To be "on-call" you must qualify as an "exempt" employee AND you must explicitly agree to that arrangement. Nobody should be on-call and not know it. If you ARE on-call, you will earn 56 hours of benefits each week, your pay will be at least 10% above scale, and you won't get paid OT for work beyond 8 hours during the first 5 work days (usually M-F). However, if you work on the 6th and/or 7th day, you ARE entitled to time and a half (no golden time) for those two days.

So it's confusing, but in either case you should have had a couple of overtime days in that 11 day stretch.

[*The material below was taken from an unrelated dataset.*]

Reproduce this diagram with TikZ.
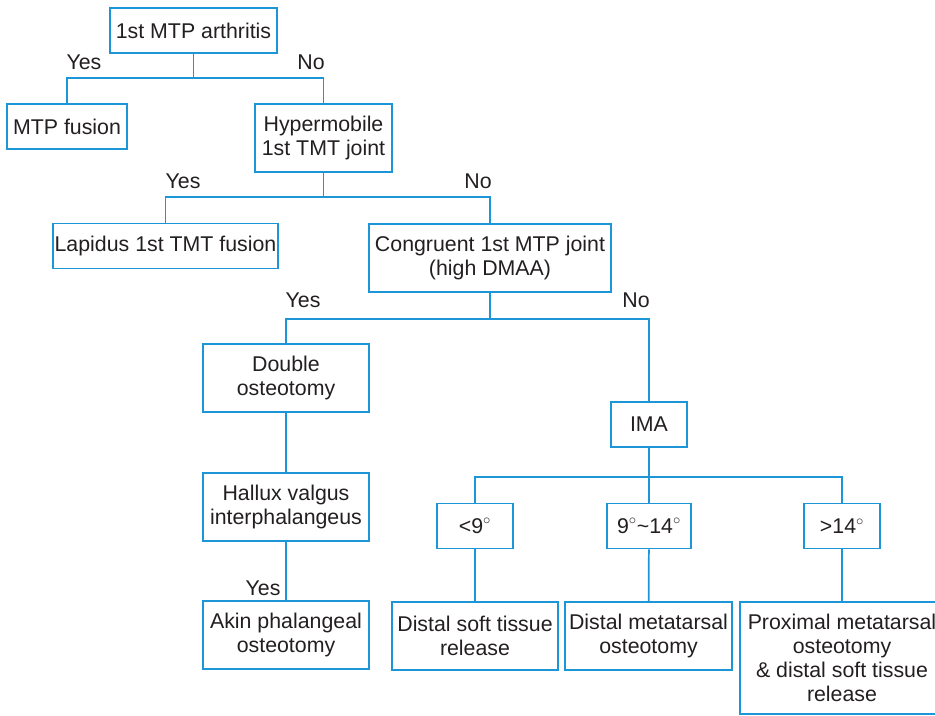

By the way, the creative reshuffling you refer to is commonly known as "comp time" in many industries. Comp time is not legal under our contract.

Steve Hulett said...

I contacted the union to ask if the 7th day worked didn't have to be 'golden time" or whatever. I was told that no, it wasn't bending any rules NOT to get OT even if working weekends if I was "on-call" which I guess I was(salaried contract for 50 hours).

I don't know who you talked to or when, but there is no "golden time" for on-call employees. There is only time and a half (which ain't "golden" as we define it. That refers to DOUBLE time.) Here are the basics.

If you are "on call," (and you have to a) be eligible and b) agree to be on call), then the studio can require you to work extra hours Monday through Friday without additional compensation (i.e. overtime)

If you work a 6th or 7th workday (generally Saturday or Sunday), the contract states that you will be compensated at time and a half times one fifth of your "weekly minimum rate."

What this means is, you should get 1.5 times your minimum rate times eight hours, since eight hours is "1/5 of the weekly rate."

But there's another wrinkle. State law (per our lawyer) requires that this overtime be paid at the employee's REAL rate of pay. Which means that you should be paid 1.5 times your actual rate times eight hours. (And let's be clear on what that means. It means if you come in for say, 45 minutes, you SHOULD -- under our contract and state law -- be paid eight hours at your actual rate.)

Now. What happens in the REAL world? What happens is that employers -- when they pay the time and a half to on-call employees -- mostly pay time and a half times the hours actually worked at the employee's real rate of pay.

During my tenure, we've never filed a grievance on violation of the contractual formula because no member has ever wanted us to, even after I've explained the whole scenario to them.

Kevin Koch said...

Looking back, I think union joe may have gotten bad info because the question was specifically about "golden time" and being "on-call." Maybe we'll do a little article about the definition of those two terms in the Peg Board.